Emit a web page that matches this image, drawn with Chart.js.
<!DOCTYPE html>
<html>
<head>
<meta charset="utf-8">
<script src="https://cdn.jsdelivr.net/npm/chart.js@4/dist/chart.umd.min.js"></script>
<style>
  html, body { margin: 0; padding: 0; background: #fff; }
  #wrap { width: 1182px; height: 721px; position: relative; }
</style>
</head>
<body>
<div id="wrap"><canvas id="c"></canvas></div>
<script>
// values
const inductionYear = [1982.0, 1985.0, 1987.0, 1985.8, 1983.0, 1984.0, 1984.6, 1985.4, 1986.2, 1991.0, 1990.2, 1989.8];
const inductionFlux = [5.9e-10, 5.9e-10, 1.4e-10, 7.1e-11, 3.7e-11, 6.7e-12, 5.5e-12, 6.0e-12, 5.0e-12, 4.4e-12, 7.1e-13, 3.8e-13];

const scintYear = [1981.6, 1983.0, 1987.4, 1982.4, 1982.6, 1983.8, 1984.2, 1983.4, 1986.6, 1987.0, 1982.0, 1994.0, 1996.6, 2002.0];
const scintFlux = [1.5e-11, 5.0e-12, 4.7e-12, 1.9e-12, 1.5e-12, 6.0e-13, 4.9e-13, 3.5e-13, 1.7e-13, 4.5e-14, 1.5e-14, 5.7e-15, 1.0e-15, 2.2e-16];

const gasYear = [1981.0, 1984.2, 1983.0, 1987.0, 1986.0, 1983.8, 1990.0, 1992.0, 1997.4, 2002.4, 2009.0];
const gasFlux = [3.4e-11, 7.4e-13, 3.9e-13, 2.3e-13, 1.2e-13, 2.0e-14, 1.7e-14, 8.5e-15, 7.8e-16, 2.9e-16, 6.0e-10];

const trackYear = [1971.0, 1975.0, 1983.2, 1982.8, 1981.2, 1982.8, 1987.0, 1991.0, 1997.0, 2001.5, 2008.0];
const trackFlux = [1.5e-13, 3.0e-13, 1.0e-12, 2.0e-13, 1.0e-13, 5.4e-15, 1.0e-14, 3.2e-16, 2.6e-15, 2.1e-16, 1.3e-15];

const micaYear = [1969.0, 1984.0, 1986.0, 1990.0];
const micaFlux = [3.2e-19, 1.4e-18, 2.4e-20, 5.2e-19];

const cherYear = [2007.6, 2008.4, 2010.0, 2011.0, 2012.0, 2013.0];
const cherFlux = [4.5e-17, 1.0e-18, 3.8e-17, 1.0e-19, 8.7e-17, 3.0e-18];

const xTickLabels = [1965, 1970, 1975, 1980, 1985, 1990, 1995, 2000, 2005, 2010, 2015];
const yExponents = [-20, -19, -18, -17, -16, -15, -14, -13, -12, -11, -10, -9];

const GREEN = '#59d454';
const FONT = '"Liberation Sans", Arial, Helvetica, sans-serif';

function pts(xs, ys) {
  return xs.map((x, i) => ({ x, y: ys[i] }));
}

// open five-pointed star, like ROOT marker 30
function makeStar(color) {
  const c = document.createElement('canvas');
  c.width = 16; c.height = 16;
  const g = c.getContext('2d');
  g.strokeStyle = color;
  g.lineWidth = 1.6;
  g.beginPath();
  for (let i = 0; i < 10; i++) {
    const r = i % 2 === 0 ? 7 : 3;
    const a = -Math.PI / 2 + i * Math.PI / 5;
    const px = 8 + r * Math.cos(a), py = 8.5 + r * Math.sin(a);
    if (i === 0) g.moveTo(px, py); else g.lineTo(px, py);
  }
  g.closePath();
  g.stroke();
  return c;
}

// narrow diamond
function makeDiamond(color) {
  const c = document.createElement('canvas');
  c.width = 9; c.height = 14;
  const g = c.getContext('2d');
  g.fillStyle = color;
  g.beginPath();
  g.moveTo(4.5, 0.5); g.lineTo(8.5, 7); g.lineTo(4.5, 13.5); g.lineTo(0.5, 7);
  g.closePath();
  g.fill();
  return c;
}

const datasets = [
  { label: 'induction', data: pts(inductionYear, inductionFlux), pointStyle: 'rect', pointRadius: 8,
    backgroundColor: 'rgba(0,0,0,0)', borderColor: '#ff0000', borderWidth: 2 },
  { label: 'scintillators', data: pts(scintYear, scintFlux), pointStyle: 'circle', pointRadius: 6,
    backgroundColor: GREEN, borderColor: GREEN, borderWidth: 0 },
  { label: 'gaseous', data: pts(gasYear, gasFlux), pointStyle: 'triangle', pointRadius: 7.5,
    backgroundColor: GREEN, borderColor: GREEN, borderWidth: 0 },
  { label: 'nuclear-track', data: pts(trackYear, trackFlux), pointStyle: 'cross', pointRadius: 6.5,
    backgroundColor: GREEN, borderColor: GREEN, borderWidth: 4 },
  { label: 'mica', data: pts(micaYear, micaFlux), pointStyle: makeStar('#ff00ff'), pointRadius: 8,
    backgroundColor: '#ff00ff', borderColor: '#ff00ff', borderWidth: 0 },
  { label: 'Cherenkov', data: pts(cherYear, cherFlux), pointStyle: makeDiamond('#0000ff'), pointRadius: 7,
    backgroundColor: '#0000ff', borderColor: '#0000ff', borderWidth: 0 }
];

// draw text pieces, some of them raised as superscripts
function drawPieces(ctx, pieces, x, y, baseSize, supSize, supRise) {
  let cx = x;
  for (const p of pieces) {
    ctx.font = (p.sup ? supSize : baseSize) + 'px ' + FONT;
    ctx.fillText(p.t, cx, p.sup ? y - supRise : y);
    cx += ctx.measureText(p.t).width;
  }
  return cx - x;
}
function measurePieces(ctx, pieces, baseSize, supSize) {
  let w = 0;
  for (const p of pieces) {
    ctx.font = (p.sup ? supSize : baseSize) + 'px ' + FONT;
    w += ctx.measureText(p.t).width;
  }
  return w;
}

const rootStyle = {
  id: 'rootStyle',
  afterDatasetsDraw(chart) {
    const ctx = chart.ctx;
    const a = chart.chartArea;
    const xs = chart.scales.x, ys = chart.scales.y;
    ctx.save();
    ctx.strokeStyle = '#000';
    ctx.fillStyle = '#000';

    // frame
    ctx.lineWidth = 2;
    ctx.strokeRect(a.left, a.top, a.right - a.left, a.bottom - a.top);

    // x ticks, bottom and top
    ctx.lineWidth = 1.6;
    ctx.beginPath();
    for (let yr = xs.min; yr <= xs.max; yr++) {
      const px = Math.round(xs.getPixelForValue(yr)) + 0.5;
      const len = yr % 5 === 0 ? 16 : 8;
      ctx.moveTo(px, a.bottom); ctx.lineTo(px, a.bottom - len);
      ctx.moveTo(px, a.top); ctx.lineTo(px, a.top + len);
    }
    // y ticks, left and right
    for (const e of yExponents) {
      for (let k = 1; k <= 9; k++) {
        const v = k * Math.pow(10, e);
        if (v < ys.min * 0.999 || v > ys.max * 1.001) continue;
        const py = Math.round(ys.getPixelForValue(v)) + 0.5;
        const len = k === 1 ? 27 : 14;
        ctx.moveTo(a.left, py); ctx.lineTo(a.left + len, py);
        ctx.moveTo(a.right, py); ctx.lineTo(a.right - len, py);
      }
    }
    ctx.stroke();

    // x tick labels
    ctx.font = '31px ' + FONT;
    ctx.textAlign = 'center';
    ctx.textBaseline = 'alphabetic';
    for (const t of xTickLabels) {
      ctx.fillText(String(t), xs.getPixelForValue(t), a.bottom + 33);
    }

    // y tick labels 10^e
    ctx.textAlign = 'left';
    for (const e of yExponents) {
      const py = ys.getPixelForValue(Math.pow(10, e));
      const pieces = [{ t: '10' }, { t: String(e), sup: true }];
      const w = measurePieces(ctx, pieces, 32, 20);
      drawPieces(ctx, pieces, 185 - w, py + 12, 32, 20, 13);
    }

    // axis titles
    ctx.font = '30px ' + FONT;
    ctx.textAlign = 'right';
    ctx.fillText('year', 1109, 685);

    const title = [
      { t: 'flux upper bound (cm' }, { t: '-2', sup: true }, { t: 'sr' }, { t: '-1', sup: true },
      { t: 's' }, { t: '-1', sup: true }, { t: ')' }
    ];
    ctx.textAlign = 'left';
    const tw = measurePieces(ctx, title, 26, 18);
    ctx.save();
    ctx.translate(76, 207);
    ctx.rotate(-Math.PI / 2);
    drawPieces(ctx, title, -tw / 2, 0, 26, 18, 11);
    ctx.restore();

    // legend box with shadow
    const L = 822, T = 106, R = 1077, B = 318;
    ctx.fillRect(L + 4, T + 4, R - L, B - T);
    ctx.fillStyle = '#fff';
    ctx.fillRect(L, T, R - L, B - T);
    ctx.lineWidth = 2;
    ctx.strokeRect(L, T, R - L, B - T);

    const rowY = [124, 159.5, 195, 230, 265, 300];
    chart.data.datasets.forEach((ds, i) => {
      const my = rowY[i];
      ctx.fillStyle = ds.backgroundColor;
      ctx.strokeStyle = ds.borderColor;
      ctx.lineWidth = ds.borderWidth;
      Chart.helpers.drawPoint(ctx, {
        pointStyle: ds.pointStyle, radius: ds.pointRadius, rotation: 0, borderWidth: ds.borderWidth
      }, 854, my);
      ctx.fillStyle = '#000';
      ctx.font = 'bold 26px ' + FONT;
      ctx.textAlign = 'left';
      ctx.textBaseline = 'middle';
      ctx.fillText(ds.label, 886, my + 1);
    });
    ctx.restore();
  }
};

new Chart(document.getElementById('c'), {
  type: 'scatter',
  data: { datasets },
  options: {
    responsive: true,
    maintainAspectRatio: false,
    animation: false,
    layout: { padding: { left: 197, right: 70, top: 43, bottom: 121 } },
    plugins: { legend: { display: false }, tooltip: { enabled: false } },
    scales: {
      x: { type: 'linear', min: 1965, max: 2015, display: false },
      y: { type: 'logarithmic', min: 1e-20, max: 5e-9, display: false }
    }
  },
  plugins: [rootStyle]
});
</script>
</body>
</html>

[PROBLEM TO SOLVE]: Everything from the first line of the material through the line containing "5.7e-15, 1.0e-15, 2.2e-16];" is to be printed exactly; lines after that are to be left out.

[RESULT OF THIS EXERCISE]:
Emit a web page that matches this image, drawn with Chart.js.
<!DOCTYPE html>
<html>
<head>
<meta charset="utf-8">
<script src="https://cdn.jsdelivr.net/npm/chart.js@4/dist/chart.umd.min.js"></script>
<style>
  html, body { margin: 0; padding: 0; background: #fff; }
  #wrap { width: 1182px; height: 721px; position: relative; }
</style>
</head>
<body>
<div id="wrap"><canvas id="c"></canvas></div>
<script>
// values
const inductionYear = [1982.0, 1985.0, 1987.0, 1985.8, 1983.0, 1984.0, 1984.6, 1985.4, 1986.2, 1991.0, 1990.2, 1989.8];
const inductionFlux = [5.9e-10, 5.9e-10, 1.4e-10, 7.1e-11, 3.7e-11, 6.7e-12, 5.5e-12, 6.0e-12, 5.0e-12, 4.4e-12, 7.1e-13, 3.8e-13];

const scintYear = [1981.6, 1983.0, 1987.4, 1982.4, 1982.6, 1983.8, 1984.2, 1983.4, 1986.6, 1987.0, 1982.0, 1994.0, 1996.6, 2002.0];
const scintFlux = [1.5e-11, 5.0e-12, 4.7e-12, 1.9e-12, 1.5e-12, 6.0e-13, 4.9e-13, 3.5e-13, 1.7e-13, 4.5e-14, 1.5e-14, 5.7e-15, 1.0e-15, 2.2e-16];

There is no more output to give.